Agence africaine du médicament : L’Algérie victime d’un » fort lobbying »
L’Algérie a beaucoup d’ambition pour l’industrie pharmaceutique africaine et c’est la principale raison qui l’a poussée à postuler pour abriter le siège de l’Agence africaine du médicament.
Le vote du conseil exécutif de l’Union Africaine a eu lieu vendredi 15 juillet à Lusaka (Zambie) et c’est le Rwanda qui a été choisi avec 29 voix, contre 18 pour l’Algérie.
Les atouts des deux pays finalistes sont pourtant nettement déséquilibrés. L’Algérie est un mastodonte à l’échelle de l’Afrique. Plus vaste État du continent depuis la partition du Soudan, acteur énergétique mondial, un PIB 16 fois plus grand que celui du Rwanda, une industrie pharmaceutique florissante et une influence indéniable au niveau de l’Union africaine et ses instances.
Le Rwanda, petit pays enclavé de l’est de l’Afrique, et malgré une percée dans les nouvelles technologies pendant la dernière décennie, émarge toujours au registre des pays pauvres : 12 millions d’habitants se partagent un PIB de 10 milliards de dollars, avec un taux de pauvreté de 55 %.
En matière de santé et précisément d’industrie du médicament, l’Algérie est aussi loin devant avec près de 70 % des besoins nationaux produits localement et une ambition affichée d’augmenter les quantités exportées, notamment vers l’Afrique.
Dans ce domaine, l’Algérie est résolument tournée vers le continent.
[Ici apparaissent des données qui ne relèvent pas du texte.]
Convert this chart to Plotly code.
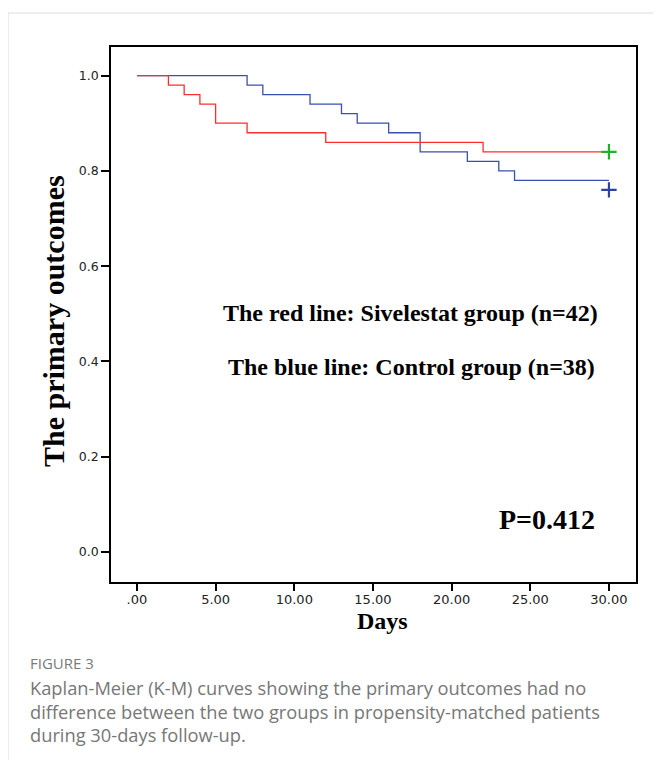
import plotly.graph_objects as go

# Data
red_days = [0, 2, 3, 4, 5, 7, 12, 22, 30]
red_surv = [1.0, 0.98, 0.96, 0.94, 0.90, 0.88, 0.86, 0.84, 0.84]
blue_days = [0, 7, 8, 11, 13, 14, 16, 18, 21, 23, 24, 30]
blue_surv = [1.0, 0.98, 0.96, 0.94, 0.92, 0.90, 0.88, 0.84, 0.82, 0.80, 0.78, 0.78]
red_censor_day = [30]
red_censor_val = [0.84]
blue_censor_day = [30]
blue_censor_val = [0.76]

x_ticks = [0, 5, 10, 15, 20, 25, 30]
x_ticklabels = [".00", "5.00", "10.00", "15.00", "20.00", "25.00", "30.00"]
y_ticks = [0.0, 0.2, 0.4, 0.6, 0.8, 1.0]
y_ticklabels = ["0.0", "0.2", "0.4", "0.6", "0.8", "1.0"]

caption_title = "FIGURE 3"
caption_lines = [
    "Kaplan-Meier (K-M) curves showing the primary outcomes had no",
    "difference between the two groups in propensity-matched patients",
    "during 30-days follow-up.",
]

# page has an 8px body margin; work in page pixels and convert
OFF = 8
W, H = 661 - OFF, 760 - OFF
FL, FR, FT, FB = 111, 636, 47, 582  # frame edges in page pixels
L = FL - OFF
T = FT - OFF
R = W - (FR - OFF)
B = H - (FB - OFF)
PW = FR - FL
PH = FB - FT


def px(xp):
    return (xp - FL) / PW


def py(yp):
    return (FB - yp) / PH


fig = go.Figure()
fig.add_trace(go.Scatter(x=blue_days, y=blue_surv, mode="lines", line_shape="hv",
                         line=dict(color="#3a4fb0", width=1.3), showlegend=False))
fig.add_trace(go.Scatter(x=red_days, y=red_surv, mode="lines", line_shape="hv",
                         line=dict(color="#ff2e2e", width=1.3), showlegend=False))
fig.add_trace(go.Scatter(x=red_censor_day, y=red_censor_val, mode="markers",
                         marker=dict(symbol="cross-thin", size=11,
                                     line=dict(color="#22b02a", width=2.2)),
                         showlegend=False))
fig.add_trace(go.Scatter(x=blue_censor_day, y=blue_censor_val, mode="markers",
                         marker=dict(symbol="cross-thin", size=11,
                                     line=dict(color="#2a43a0", width=2.2)),
                         showlegend=False))

serif = "Liberation Serif, Times New Roman, serif"
sans = "DejaVu Sans, sans-serif"

fig.update_layout(
    width=W, height=H,
    margin=dict(l=L, r=R, t=T, b=B, pad=0),
    paper_bgcolor="white", plot_bgcolor="white",
    xaxis=dict(range=[-1.65, 31.72], tickmode="array", tickvals=x_ticks,
               ticktext=x_ticklabels, ticks="outside", ticklen=7, tickwidth=1.5,
               tickcolor="black", showline=True, linecolor="black", linewidth=1.5,
               mirror=True, showgrid=False, zeroline=False, ticklabelstandoff=-2,
               tickfont=dict(family=sans, size=13, color="#222")),
    yaxis=dict(range=[-0.063, 1.060], tickmode="array", tickvals=y_ticks,
               ticktext=y_ticklabels, ticks="outside", ticklen=8, tickwidth=1.5,
               tickcolor="black", showline=True, linecolor="black", linewidth=1.5,
               mirror=True, showgrid=False, zeroline=False,
               tickfont=dict(family=sans, size=12.5, color="#222")),
)

ann = []
ann.append(dict(x=17.36, y=0.502, xref="x", yref="y", text="<b>The red line: Sivelestat group (n=42)</b>",
                showarrow=False, font=dict(family=serif, size=24, color="black"),
                xanchor="center", yanchor="middle"))
ann.append(dict(x=17.42, y=0.388, xref="x", yref="y", text="<b>The blue line: Control group (n=38)</b>",
                showarrow=False, font=dict(family=serif, size=24, color="black"),
                xanchor="center", yanchor="middle"))
ann.append(dict(x=26.06, y=0.069, xref="x", yref="y", text="<b>P=0.412</b>",
                showarrow=False, font=dict(family=serif, size=28, color="black"),
                xanchor="center", yanchor="middle"))
ann.append(dict(x=px(54), y=py(321), xref="paper", yref="paper", text="<b>The primary outcomes</b>",
                showarrow=False, textangle=-90, font=dict(family=serif, size=30, color="black"),
                xanchor="center", yanchor="middle"))
ann.append(dict(x=px(382), y=py(621), xref="paper", yref="paper", text="<b>Days</b>",
                showarrow=False, font=dict(family=serif, size=24, color="black"),
                xanchor="center", yanchor="middle"))
ann.append(dict(x=px(28), y=py(663), xref="paper", yref="paper", text=caption_title,
                showarrow=False, font=dict(family="Open Sans, sans-serif", size=15, color="#7a7a7a"),
                xanchor="left", yanchor="middle"))
for i, line in enumerate(caption_lines):
    ann.append(dict(x=px(28), y=py(687 + 24 * i), xref="paper", yref="paper", text=line,
                    showarrow=False, font=dict(family="Open Sans, sans-serif", size=18.3, color="#777777"),
                    xanchor="left", yanchor="middle"))
fig.update_layout(annotations=ann)

fig.add_shape(type="rect", xref="paper", yref="paper",
              x0=px(8), x1=px(700), y0=py(800), y1=py(13),
              line=dict(color="#dcdcdc", width=1), fillcolor="rgba(0,0,0,0)", layer="below")

fig.write_html("out.html")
Lorsque la première usine de vaccin anti-covid a été ouverte en septembre 2021 à Constantine, en partenariat avec les Chinois, il a été précisé que le gros de la production sera destiné à couvrir les besoins de l’Afrique.
En mai dernier, c’est à Dakar (Sénégal) que l’Algérie a tenu un salon dédié à l’industrie pharmaceutique pour faire connaître les produits des laboratoires algériens, aussi nombreux que performants.
Il était dans l’ordre des choses que l’Algérie présente sa candidature pour abriter le siège de la nouvelle agence créée par l’Union africaine et il aurait été logique qu’elle soit élue sans grande difficulté.
Mais ce n’est pas ce qui s’est passé, en dépit d’un soutien actif du gouvernement. Ramtane Lamamra, ministre des Affaires étrangères et son camarade de l’Industrie pharmaceutique, Lotfi Ben Ahmed, se sont déplacés à Lusaka pour porter la candidature de l’Algérie.
Une ambition qui dérange
Il se trouve néanmoins que les enjeux de l’agence ont donné lieu à un lobbying hostile qui a eu raison de tous les atouts de l’Algérie.
Des sources proches du dossier en sont convaincues. Le projet et l’ambition de l’Algérie ont de quoi déranger de gros intérêts. « Nous voulons que les médicaments puissent être acquis à l’intérieur du continent. On essaie de plaider pour que le PNUD et l’OMS, lorsqu’ils font l’acquisition de médicaments et de produits, puissent le faire à l’intérieur de l’Afrique, pour que ça puisse donner une dynamique de développement », indiquait récemment à TSA une responsable au ministère de l’Industrie pharmaceutique.
Acquérir des médicaments en Afrique même, c’est avantageux pour le continent mais pas pour les grands laboratoires pharmaceutiques européens et américains. « Il y a eu un fort lobbying des grands laboratoires contre la candidature de l’Algérie » pour accueillir le siège de l’Agence africaine du médicament (AAM), affirme notre source.
En exerçant un fort lobbying, expliquent les mêmes sources, ils ambitionnent de contrôler l’AMA pour en faire un instrument qui maintient leur contrôle du marché africain face aux Russes et aux Chinois, mais aussi face à l’industrie locale émergente, entre autres algérienne.
On comprend mieux ce qui s’est passé lorsqu’on voit le mandat et la mission de l’agence. L’idée de son lancement remonte à 2007 avec l’adoption du Plan de fabrication des produits pharmaceutiques pour l’Afrique par le conseil exécutif de l’UA. Le traité portant sa création a été adopté par le 32e sommet des chefs d’État en février 2019.
Son objectif est de mettre en commun les ressources et les expertises du continent pour améliorer l’accès aux médicaments, de bonne qualité et à des prix abordables. Il est notamment spécifié que l’AMA œuvrera à réduire la dépendance du continent à l’égard des produits importés.